National Youth Employment and Development Advisory Council
Another important aspect of the new legislation is the establishment of an inter-ministerial council to be known as the National Youth Employment and Development Council to be chaired by Mr President. Membership of the Council shall include Governors of the Thirty-six States, Minister of the Federal Capital Territory, the Minister of Labour and Productivity and The Minister of Youth and Sports. 
The functions of the Council shall include;
 to serve as a clearing house on all youth policy matters of national interest and to elevate concern for the problems and aspirations of the youth to a priority of the inter-ministerial level on the national agenda.
coordinate and streamline youth employment and development activities at the Federal and State level as well as the role of the private sector and NGOs in line with the provisions of this Act,
propose policy recommendations on matters concerning youth employment and development, including the utilization of the Youth Development Fund,
serve as a link between government, the private sector, NGOs to ensure that the provisions of this Act are implemented and their effect reach the intended beneficiaries, the youth of this country.

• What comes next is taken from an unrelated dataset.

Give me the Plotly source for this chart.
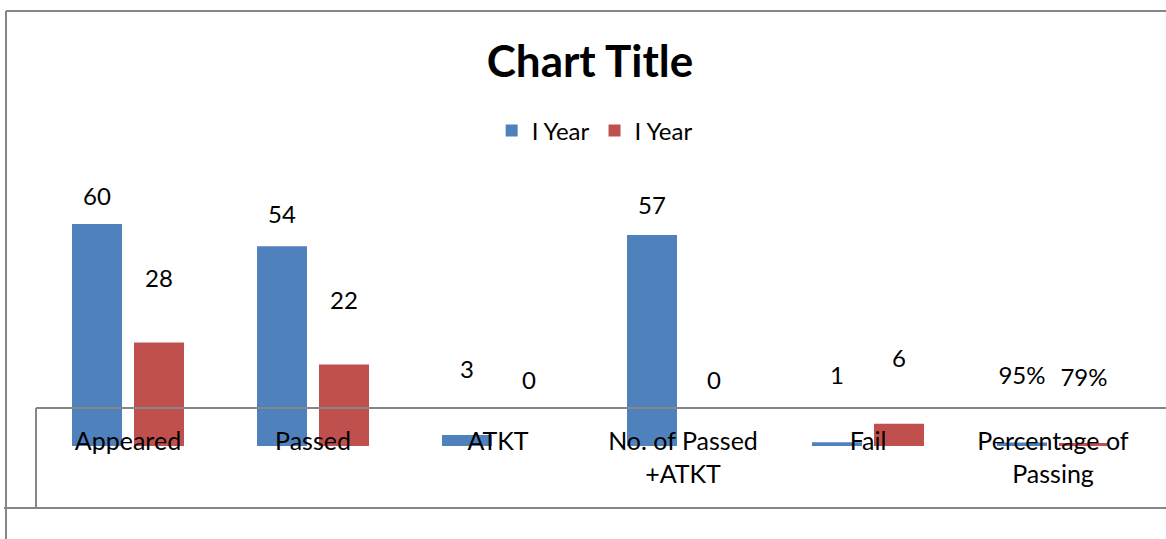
import plotly.graph_objects as go

categories = ["Appeared", "Passed", "ATKT", "No. of Passed<br>+ATKT", "Fail", "Percentage of<br>Passing"]
series_names = ["I Year", "I Year"]
blue_values = [60, 54, 3, 57, 1, 0.95]
red_values = [28, 22, 0, 0, 6, 0.79]
is_percent = [False, False, False, False, False, True]

BLUE = "#4F81BD"
RED = "#C0504D"
GRID = "#868686"
FONT = "Lato"

W, H = 1166, 539


def fmt(v, pct):
    return f"{v:.0%}" if pct else f"{v:g}"


def px_x(p):
    return p / W


def px_y(p):
    return 1 - p / H


idx = list(range(len(categories)))
slot = 1 / 185          # one pixel in category units
shift = 31 * slot       # half distance between paired bars
bar_w = 50 * slot

fig = go.Figure()
fig.add_trace(go.Bar(x=idx, y=blue_values, name=series_names[0], marker=dict(color=BLUE, line_width=0),
                     width=bar_w, offset=-shift - bar_w / 2, hoverinfo="skip"))
fig.add_trace(go.Bar(x=idx, y=red_values, name=series_names[1], marker=dict(color=RED, line_width=0),
                     width=bar_w, offset=shift - bar_w / 2, hoverinfo="skip"))

# data labels live on their own (hidden) value axes, as in the source chart
fig.add_trace(go.Scatter(x=[i - shift for i in idx], y=blue_values, yaxis="y2", mode="text",
                         text=[fmt(v, p) for v, p in zip(blue_values, is_percent)],
                         textfont=dict(size=24, color="black", family=FONT),
                         showlegend=False, hoverinfo="skip"))
fig.add_trace(go.Scatter(x=[i + shift for i in idx], y=red_values, yaxis="y3", mode="text",
                         text=[fmt(v, p) for v, p in zip(red_values, is_percent)],
                         textfont=dict(size=24, color="black", family=FONT),
                         showlegend=False, hoverinfo="skip"))

line = dict(color=GRID, width=2)
shapes = [
    dict(type="line", xref="paper", yref="paper", x0=px_x(6), x1=px_x(W), y0=px_y(11), y1=px_y(11), line=line),
    dict(type="line", xref="paper", yref="paper", x0=px_x(6), x1=px_x(6), y0=px_y(11), y1=px_y(H), line=line),
    dict(type="line", xref="paper", yref="paper", x0=px_x(4), x1=px_x(W), y0=px_y(508), y1=px_y(508), line=line),
    dict(type="line", xref="paper", yref="paper", x0=px_x(36), x1=px_x(W), y0=px_y(408), y1=px_y(408), line=line),
    dict(type="line", xref="paper", yref="paper", x0=px_x(36), x1=px_x(36), y0=px_y(408), y1=px_y(508), line=line),
]

fig.update_layout(
    width=W, height=H,
    margin=dict(l=0, r=0, t=0, b=0, pad=0),
    paper_bgcolor="white", plot_bgcolor="white",
    font=dict(family=FONT, size=25, color="black"),
    title=dict(text="<b>Chart Title</b>", x=0.506, xanchor="center", y=px_y(62), yanchor="middle",
               font=dict(size=44, family=FONT, color="black")),
    barmode="overlay",
    showlegend=True,
    legend=dict(orientation="h", x=0.51, xanchor="center", y=px_y(131), yanchor="middle",
                font=dict(size=24, family=FONT), itemwidth=30, bgcolor="rgba(0,0,0,0)"),
    xaxis=dict(domain=[px_x(35.5), px_x(1145.5)], range=[-0.5, 5.5], tickvals=idx, ticktext=categories,
               showgrid=False, zeroline=False, showline=False, ticks="", ticklabelstandoff=-22,
               tickfont=dict(size=25, family=FONT)),
    yaxis=dict(domain=[px_y(446), px_y(150)], range=[0, 80], visible=False, showgrid=False),
    yaxis2=dict(overlaying="y", range=[-21.45, 76.24], visible=False),
    yaxis3=dict(overlaying="y", range=[-17.31, 64.01], visible=False),
    shapes=shapes,
)

# drop the browser's default 8px body margin so the figure sits at the page origin
fig.write_html("out.html", config={"displayModeBar": False},
               post_script="document.body.style.margin = '0';")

This Bill is therefore anchored in the belief that young people are a force for peace, democracy, equality and good governance, a catalyst for national consensus building, and an essential resource for sustainable development and poverty eradication and the hope for a better society.
Mr President, Distinguished Colleagues, as a youth centered Chamber I solicit your support and commitment towards solving one of the most significant national challenges facing our nation “Guaranteeing a sustainable future of hope for the Nigerian youth” I thank you for your support towards the speedy process and passage into law of this Bill and therefore move that it be read the second time.